## Goal
Drop every picture. Then return, exactly, the lines from the beginning of the listing below through the one containing "import * as".
--- begin Dataset extract ---
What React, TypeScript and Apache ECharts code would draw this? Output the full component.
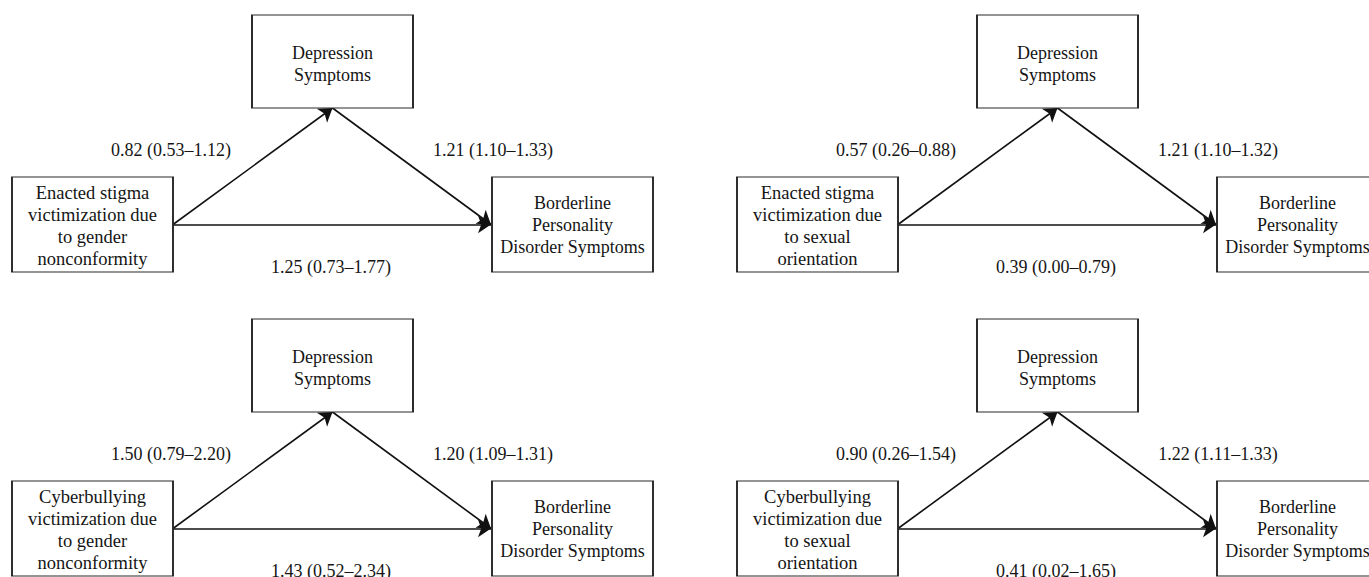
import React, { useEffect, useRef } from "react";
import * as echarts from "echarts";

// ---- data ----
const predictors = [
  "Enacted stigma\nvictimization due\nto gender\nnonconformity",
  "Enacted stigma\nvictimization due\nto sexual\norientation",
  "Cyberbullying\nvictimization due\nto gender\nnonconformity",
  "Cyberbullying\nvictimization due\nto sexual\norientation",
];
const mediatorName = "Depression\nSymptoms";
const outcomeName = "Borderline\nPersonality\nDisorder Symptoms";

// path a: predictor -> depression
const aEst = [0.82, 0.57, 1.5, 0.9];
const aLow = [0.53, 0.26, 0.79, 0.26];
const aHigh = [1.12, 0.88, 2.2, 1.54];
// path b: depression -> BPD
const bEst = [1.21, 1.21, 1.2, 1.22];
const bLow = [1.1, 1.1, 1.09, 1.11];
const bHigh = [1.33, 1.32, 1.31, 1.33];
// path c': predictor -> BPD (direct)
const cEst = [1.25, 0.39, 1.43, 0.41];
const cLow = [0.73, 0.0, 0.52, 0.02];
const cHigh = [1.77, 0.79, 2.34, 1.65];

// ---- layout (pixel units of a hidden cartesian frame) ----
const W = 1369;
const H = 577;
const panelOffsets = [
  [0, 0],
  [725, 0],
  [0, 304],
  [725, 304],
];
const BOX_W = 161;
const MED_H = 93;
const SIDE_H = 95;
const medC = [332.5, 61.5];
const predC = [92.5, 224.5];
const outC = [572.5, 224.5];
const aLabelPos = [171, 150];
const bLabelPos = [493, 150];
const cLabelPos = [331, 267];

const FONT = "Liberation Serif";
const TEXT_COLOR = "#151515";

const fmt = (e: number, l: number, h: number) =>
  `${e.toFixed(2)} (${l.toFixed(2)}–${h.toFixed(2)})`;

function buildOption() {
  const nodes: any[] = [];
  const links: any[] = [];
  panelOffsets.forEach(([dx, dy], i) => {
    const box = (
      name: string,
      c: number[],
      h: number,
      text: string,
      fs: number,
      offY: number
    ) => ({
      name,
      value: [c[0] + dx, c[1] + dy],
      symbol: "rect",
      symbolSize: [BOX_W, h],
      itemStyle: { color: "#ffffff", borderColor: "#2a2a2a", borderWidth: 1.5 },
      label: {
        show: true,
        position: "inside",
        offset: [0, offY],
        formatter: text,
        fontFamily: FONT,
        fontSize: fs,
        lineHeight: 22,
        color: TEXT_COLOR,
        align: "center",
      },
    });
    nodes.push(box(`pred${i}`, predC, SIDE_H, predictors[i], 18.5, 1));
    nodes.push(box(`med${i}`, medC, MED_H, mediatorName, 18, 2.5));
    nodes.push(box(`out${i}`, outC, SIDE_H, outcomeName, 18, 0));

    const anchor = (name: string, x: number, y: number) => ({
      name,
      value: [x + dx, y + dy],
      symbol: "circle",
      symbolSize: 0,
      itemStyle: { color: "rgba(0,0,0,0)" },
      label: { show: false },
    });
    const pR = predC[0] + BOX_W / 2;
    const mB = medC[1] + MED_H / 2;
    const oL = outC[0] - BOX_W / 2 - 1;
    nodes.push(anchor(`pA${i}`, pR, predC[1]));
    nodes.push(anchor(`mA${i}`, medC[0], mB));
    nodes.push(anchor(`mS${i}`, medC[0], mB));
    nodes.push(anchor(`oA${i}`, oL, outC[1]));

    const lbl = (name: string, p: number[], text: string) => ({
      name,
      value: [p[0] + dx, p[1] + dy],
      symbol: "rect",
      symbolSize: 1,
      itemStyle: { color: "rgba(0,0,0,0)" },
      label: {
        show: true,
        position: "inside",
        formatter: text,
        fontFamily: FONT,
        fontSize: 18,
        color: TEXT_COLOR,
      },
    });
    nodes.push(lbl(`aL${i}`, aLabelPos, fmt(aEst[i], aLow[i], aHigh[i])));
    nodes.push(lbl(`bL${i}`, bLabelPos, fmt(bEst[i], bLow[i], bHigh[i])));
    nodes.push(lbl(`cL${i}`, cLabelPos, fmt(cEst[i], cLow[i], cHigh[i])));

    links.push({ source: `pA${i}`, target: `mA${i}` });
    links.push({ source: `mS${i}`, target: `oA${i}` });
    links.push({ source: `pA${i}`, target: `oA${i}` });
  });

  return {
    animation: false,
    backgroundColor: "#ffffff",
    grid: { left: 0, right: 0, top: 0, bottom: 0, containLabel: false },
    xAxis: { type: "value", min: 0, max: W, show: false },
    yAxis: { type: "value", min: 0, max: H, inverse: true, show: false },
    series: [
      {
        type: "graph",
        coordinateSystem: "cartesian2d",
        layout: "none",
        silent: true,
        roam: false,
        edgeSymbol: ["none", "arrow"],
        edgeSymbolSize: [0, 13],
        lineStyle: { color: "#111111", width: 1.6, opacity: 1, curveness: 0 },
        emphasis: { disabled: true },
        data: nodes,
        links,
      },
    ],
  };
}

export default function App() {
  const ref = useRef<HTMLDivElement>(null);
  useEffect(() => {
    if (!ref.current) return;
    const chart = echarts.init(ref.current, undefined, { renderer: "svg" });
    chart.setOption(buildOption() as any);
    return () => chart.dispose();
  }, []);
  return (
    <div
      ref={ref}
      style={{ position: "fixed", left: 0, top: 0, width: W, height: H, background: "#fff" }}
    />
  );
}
--- end Dataset extract ---
## Solution to this task
What React, TypeScript and Apache ECharts code would draw this? Output the full component.
import React, { useEffect, useRef } from "react";
import * as echarts from "echarts";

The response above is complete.